Si muovono nei territori del quotidiano Gabrielle Bell, Sophia Foster Dimino con un delicato slice of life pregno di sottintesi (e anche qui la morte aleggia tra le vignette), Spain Rodriguez con The Conclusive Argument del 1988 recuperata direttamente dalle splendide tavole originali (da notare che Spain era apparso già in Kramers Ergot #10 in una storia-nella-storia di Kim Deitch) e Sammy Harkham, che si prende gioco delle guide How-To raccontando la giornata di un fumettista in tante microvignette. I temi si rincorrono, si alternano, si ripetono e si intrecciano, creando collegamenti segreti tra una storia e l’altra e tra un cartoonist e l’altro, come succede soltanto nelle migliori antologie. E lo stesso potremmo dire per le soluzioni stilistiche, che danno vita a connessioni intergenerazionali. Se per esempio non stupisce granché l’affinità stilistica dei due curatori (Black Feather Valley di Weissman potrebbe essere uscita da Blood of the Virgin di Harkham), è senz’altro più singolare la continuità tra la pagina di Kurtzman e quelle di Chippendale, non a caso posizionati uno dopo l’altro.

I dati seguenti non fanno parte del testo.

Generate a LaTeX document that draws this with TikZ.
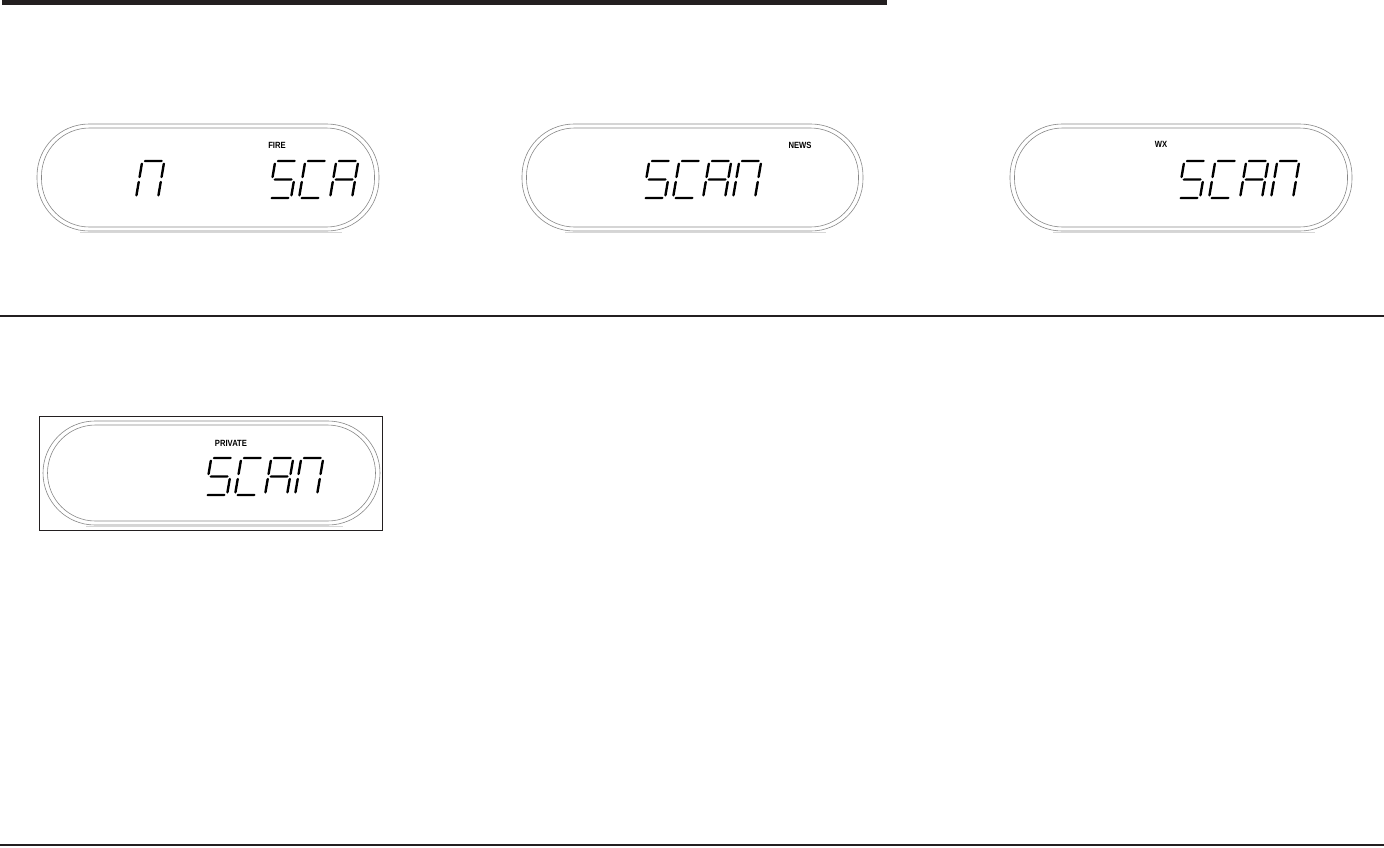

Non è dato sapere se questo albo avrà un seguito. Sulla copertina di Alex Schubert, sul sito di Brain Dead e sulle comunicazioni inviate ai distributori da Secret Headquarters non si fa mai riferimento alla numerazione. La seconda di copertina lascia invece qualche speranza, riportando nel colophon la dicitura “Peep no. 1″. Rob di Alta fedeltà chiederebbe se #1 vuol dire che ci sarà con certezza un #2 o se significa semplicemente che questo è il primo numero di Peep. Io non saprei proprio cosa rispondergli.